◆ Challenge ◆
Return the material word for word. Do not include the pictures.

◆ Information shown ◆
-- begin --

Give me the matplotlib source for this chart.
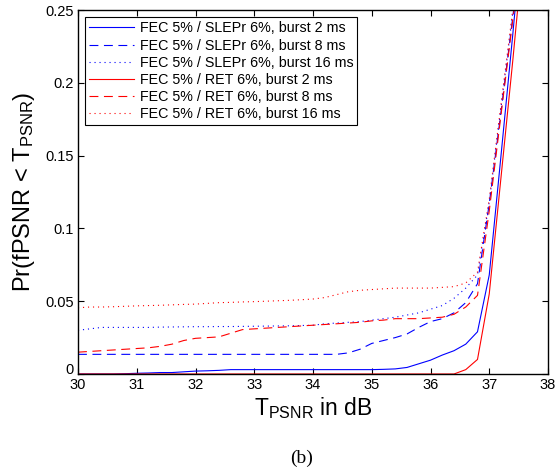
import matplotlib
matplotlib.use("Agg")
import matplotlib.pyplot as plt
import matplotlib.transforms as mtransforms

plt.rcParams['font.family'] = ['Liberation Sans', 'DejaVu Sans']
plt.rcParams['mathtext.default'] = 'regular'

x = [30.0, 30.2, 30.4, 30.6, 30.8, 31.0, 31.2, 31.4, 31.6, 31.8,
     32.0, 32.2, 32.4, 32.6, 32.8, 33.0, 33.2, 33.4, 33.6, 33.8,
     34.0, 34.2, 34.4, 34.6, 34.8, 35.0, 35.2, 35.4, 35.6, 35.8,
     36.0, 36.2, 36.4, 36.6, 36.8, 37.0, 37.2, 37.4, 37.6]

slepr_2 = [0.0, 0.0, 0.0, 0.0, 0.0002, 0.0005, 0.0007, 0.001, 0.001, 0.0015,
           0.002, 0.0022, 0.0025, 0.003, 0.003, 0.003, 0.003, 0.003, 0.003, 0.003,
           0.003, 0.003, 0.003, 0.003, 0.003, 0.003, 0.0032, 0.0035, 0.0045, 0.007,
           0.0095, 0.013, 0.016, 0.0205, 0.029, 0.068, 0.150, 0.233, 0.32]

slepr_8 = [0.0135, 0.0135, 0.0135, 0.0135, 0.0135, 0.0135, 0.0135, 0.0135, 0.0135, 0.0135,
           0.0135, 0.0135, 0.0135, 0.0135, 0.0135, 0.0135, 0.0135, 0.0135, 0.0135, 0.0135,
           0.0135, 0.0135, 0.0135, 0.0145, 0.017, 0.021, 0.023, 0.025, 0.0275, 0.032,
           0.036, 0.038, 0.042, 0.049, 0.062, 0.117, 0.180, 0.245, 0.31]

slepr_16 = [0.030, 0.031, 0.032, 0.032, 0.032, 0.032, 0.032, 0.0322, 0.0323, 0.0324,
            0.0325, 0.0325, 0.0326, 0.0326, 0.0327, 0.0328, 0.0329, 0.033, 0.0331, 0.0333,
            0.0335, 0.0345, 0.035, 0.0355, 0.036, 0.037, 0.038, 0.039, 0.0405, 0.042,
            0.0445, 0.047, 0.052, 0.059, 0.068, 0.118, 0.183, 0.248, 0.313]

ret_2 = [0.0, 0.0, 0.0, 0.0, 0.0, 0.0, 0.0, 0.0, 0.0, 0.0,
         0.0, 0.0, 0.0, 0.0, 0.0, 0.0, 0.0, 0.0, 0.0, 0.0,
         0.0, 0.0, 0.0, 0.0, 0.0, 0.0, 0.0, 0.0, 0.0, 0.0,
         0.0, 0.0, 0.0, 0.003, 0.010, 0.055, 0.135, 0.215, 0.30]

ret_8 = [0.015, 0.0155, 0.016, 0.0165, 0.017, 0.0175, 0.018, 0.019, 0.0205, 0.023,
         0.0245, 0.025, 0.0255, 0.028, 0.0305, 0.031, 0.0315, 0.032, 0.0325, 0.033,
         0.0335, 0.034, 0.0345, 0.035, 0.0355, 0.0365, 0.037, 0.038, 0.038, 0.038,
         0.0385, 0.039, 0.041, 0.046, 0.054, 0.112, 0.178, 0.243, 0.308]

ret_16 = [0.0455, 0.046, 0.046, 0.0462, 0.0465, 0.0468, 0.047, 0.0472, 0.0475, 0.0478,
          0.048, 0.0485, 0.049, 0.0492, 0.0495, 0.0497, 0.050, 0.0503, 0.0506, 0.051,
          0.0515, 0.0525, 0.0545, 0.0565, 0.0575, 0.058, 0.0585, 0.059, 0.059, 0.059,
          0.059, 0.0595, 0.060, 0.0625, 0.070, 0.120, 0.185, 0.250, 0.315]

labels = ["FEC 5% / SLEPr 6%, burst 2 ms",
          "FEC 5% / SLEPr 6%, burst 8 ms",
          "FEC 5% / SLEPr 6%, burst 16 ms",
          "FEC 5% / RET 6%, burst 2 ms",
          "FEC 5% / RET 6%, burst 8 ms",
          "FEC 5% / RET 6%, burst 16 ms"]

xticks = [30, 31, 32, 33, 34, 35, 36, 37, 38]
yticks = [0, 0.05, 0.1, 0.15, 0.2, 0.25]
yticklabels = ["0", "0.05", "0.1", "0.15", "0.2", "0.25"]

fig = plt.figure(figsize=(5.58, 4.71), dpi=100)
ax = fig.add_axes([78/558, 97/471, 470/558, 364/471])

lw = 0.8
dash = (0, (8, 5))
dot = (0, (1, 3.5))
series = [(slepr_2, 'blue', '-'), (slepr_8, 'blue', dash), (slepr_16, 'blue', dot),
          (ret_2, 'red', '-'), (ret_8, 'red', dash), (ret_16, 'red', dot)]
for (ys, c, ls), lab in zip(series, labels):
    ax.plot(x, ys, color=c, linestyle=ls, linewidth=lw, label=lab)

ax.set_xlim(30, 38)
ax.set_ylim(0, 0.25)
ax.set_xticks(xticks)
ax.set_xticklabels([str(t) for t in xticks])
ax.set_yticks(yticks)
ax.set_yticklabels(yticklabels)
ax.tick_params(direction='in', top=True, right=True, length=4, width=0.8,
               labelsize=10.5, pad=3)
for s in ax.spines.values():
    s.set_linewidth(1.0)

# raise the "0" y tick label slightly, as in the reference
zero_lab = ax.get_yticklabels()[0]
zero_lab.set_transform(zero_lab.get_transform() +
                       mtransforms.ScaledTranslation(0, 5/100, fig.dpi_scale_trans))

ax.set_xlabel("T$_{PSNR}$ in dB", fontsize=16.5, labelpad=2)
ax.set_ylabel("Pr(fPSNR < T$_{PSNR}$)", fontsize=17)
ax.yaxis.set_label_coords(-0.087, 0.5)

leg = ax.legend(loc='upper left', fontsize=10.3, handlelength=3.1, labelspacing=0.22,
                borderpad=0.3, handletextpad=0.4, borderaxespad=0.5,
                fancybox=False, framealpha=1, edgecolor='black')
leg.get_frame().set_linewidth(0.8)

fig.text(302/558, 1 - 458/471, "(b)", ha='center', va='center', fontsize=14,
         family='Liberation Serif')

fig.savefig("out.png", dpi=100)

-- end --

◆ Correct output ◆
Give me the matplotlib source for this chart.
import matplotlib
matplotlib.use("Agg")
import matplotlib.pyplot as plt
import matplotlib.transforms as mtransforms

plt.rcParams['font.family'] = ['Liberation Sans', 'DejaVu Sans']
plt.rcParams['mathtext.default'] = 'regular'

x = [30.0, 30.2, 30.4, 30.6, 30.8, 31.0, 31.2, 31.4, 31.6, 31.8,
     32.0, 32.2, 32.4, 32.6, 32.8, 33.0, 33.2, 33.4, 33.6, 33.8,
     34.0, 34.2, 34.4, 34.6, 34.8, 35.0, 35.2, 35.4, 35.6, 35.8,
     36.0, 36.2, 36.4, 36.6, 36.8, 37.0, 37.2, 37.4, 37.6]

slepr_2 = [0.0, 0.0, 0.0, 0.0, 0.0002, 0.0005, 0.0007, 0.001, 0.001, 0.0015,
           0.002, 0.0022, 0.0025, 0.003, 0.003, 0.003, 0.003, 0.003, 0.003, 0.003,
           0.003, 0.003, 0.003, 0.003, 0.003, 0.003, 0.0032, 0.0035, 0.0045, 0.007,
           0.0095, 0.013, 0.016, 0.0205, 0.029, 0.068, 0.150, 0.233, 0.32]

slepr_8 = [0.0135, 0.0135, 0.0135, 0.0135, 0.0135, 0.0135, 0.0135, 0.0135, 0.0135, 0.0135,
           0.0135, 0.0135, 0.0135, 0.0135, 0.0135, 0.0135, 0.0135, 0.0135, 0.0135, 0.0135,
           0.0135, 0.0135, 0.0135, 0.0145, 0.017, 0.021, 0.023, 0.025, 0.0275, 0.032,
           0.036, 0.038, 0.042, 0.049, 0.062, 0.117, 0.180, 0.245, 0.31]

slepr_16 = [0.030, 0.031, 0.032, 0.032, 0.032, 0.032, 0.032, 0.0322, 0.0323, 0.0324,
            0.0325, 0.0325, 0.0326, 0.0326, 0.0327, 0.0328, 0.0329, 0.033, 0.0331, 0.0333,
            0.0335, 0.0345, 0.035, 0.0355, 0.036, 0.037, 0.038, 0.039, 0.0405, 0.042,
            0.0445, 0.047, 0.052, 0.059, 0.068, 0.118, 0.183, 0.248, 0.313]

ret_2 = [0.0, 0.0, 0.0, 0.0, 0.0, 0.0, 0.0, 0.0, 0.0, 0.0,
         0.0, 0.0, 0.0, 0.0, 0.0, 0.0, 0.0, 0.0, 0.0, 0.0,
         0.0, 0.0, 0.0, 0.0, 0.0, 0.0, 0.0, 0.0, 0.0, 0.0,
         0.0, 0.0, 0.0, 0.003, 0.010, 0.055, 0.135, 0.215, 0.30]

ret_8 = [0.015, 0.0155, 0.016, 0.0165, 0.017, 0.0175, 0.018, 0.019, 0.0205, 0.023,
         0.0245, 0.025, 0.0255, 0.028, 0.0305, 0.031, 0.0315, 0.032, 0.0325, 0.033,
         0.0335, 0.034, 0.0345, 0.035, 0.0355, 0.0365, 0.037, 0.038, 0.038, 0.038,
         0.0385, 0.039, 0.041, 0.046, 0.054, 0.112, 0.178, 0.243, 0.308]

ret_16 = [0.0455, 0.046, 0.046, 0.0462, 0.0465, 0.0468, 0.047, 0.0472, 0.0475, 0.0478,
          0.048, 0.0485, 0.049, 0.0492, 0.0495, 0.0497, 0.050, 0.0503, 0.0506, 0.051,
          0.0515, 0.0525, 0.0545, 0.0565, 0.0575, 0.058, 0.0585, 0.059, 0.059, 0.059,
          0.059, 0.0595, 0.060, 0.0625, 0.070, 0.120, 0.185, 0.250, 0.315]

labels = ["FEC 5% / SLEPr 6%, burst 2 ms",
          "FEC 5% / SLEPr 6%, burst 8 ms",
          "FEC 5% / SLEPr 6%, burst 16 ms",
          "FEC 5% / RET 6%, burst 2 ms",
          "FEC 5% / RET 6%, burst 8 ms",
          "FEC 5% / RET 6%, burst 16 ms"]

xticks = [30, 31, 32, 33, 34, 35, 36, 37, 38]
yticks = [0, 0.05, 0.1, 0.15, 0.2, 0.25]
yticklabels = ["0", "0.05", "0.1", "0.15", "0.2", "0.25"]

fig = plt.figure(figsize=(5.58, 4.71), dpi=100)
ax = fig.add_axes([78/558, 97/471, 470/558, 364/471])

lw = 0.8
dash = (0, (8, 5))
dot = (0, (1, 3.5))
series = [(slepr_2, 'blue', '-'), (slepr_8, 'blue', dash), (slepr_16, 'blue', dot),
          (ret_2, 'red', '-'), (ret_8, 'red', dash), (ret_16, 'red', dot)]
for (ys, c, ls), lab in zip(series, labels):
    ax.plot(x, ys, color=c, linestyle=ls, linewidth=lw, label=lab)

ax.set_xlim(30, 38)
ax.set_ylim(0, 0.25)
ax.set_xticks(xticks)
ax.set_xticklabels([str(t) for t in xticks])
ax.set_yticks(yticks)
ax.set_yticklabels(yticklabels)
ax.tick_params(direction='in', top=True, right=True, length=4, width=0.8,
               labelsize=10.5, pad=3)
for s in ax.spines.values():
    s.set_linewidth(1.0)

# raise the "0" y tick label slightly, as in the reference
zero_lab = ax.get_yticklabels()[0]
zero_lab.set_transform(zero_lab.get_transform() +
                       mtransforms.ScaledTranslation(0, 5/100, fig.dpi_scale_trans))

ax.set_xlabel("T$_{PSNR}$ in dB", fontsize=16.5, labelpad=2)
ax.set_ylabel("Pr(fPSNR < T$_{PSNR}$)", fontsize=17)
ax.yaxis.set_label_coords(-0.087, 0.5)

leg = ax.legend(loc='upper left', fontsize=10.3, handlelength=3.1, labelspacing=0.22,
                borderpad=0.3, handletextpad=0.4, borderaxespad=0.5,
                fancybox=False, framealpha=1, edgecolor='black')
leg.get_frame().set_linewidth(0.8)

fig.text(302/558, 1 - 458/471, "(b)", ha='center', va='center', fontsize=14,
         family='Liberation Serif')

fig.savefig("out.png", dpi=100)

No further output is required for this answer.